Entertainment

Billie Lourd Pays Moving Tribute To Mom Carrie Fisher
The 2017 Star Wars Celebration is happening this week. Which is exciting, of course, because the whole Star Wars universe has been blowing up lately with new movies and new characters. But there is one downfall: The Star Wars universe will have to go on without one of its most beloved characters. And the original cast wasn't going to let the sad passing of Carrie Fisher (our very own Princess Leia) go unnoticed. If you really need a good cry today, take a moment to check out George Lucas and Billie Lourd's tribute to Carrie Fisher.
Carrie Fisher died in December, as we all remember. Her mother, legendary actress Debbie Reynolds, died just two days later. Which meant that Scream Queens' actress Lourd was left without a mother or a grandmother in her 20s. No one would blame her for curling up in a ball for a year or so, but clearly her mother raised her to be one tough cookie. Because, rather than curling up in that ball, Lourd kept moving forward, even taking to the stage in a Leia-esque white dress to honor her mom while introducing the memorial montage this week. Speaking directly to the fans who loved her mother so well, Lourd said:
She loved you because you embraced all of her. The strong soldier she was and the vulnerable side, who fought her own dark side. She loved this incredible character she got to create — this force, called Leia.
If you're not crying, we can't be friends.
Lourd went on to perfectly recite Fisher's iconic speech from Star Wars: A New Hope, "Help me, Obi Wan Kenobi; you're my only hope." To thunderous applause (and probably muffled sobbing) of course.
The rest of the Star Wars panel (which consisted of Harrison Ford, Mark Hamill, Billy Dee Williams, Peter Mayhew, and of course, Star Wars creator George Lucas, who had this to say about the inimitable Fisher:
She played a part that was very smart, and she was having to hold her own against two big lugs, goofballs that were screwing everything up. She was the boss. It was her war and when I cast it, I said "I want somebody young to play the part.
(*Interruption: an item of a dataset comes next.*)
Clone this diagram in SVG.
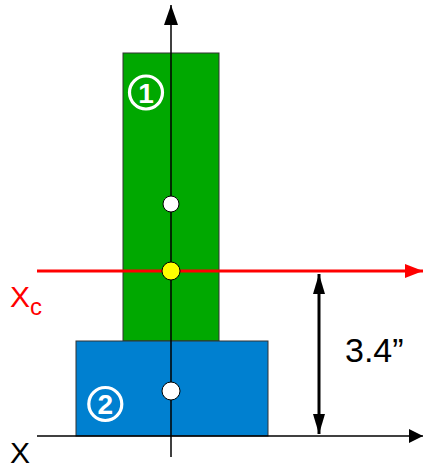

I want somebody very young." When Carrie came in, she was that character. She was very strong, very smart, very funny, very bold, very tough, and there really wasn’t much of a question. There are not very many people like her. They are one in a billion. For this particular part, it was absolutely perfect … she wore a dress through the whole thing, but she was the toughest in the group.
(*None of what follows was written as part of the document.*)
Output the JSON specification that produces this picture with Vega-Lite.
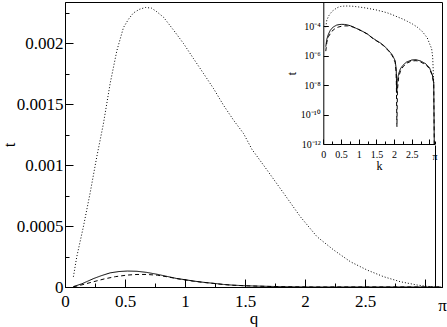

Fisher will be remembered in so many ways — as a mental health advocate, a brilliant writer, a performer with razor sharp wit, a mother, a daughter, and a survivor.
But perhaps she said it best herself when she told USA Today in December (not long before her death) that she, quite simply, is Leia:
She’s me and I'm her and it’s kind of a Möbius strip. I carry her around and I know her better than anybody else and we wear the same clothes a lot of times. She's mine.
For a brief moment in time, they both felt like... ours.
Billie Lourd may have suffered a terrible tragedy when she lost her mother and grandmother in the same week, but she's proven that she's more than happy and plenty honored to carry on their legacy for them.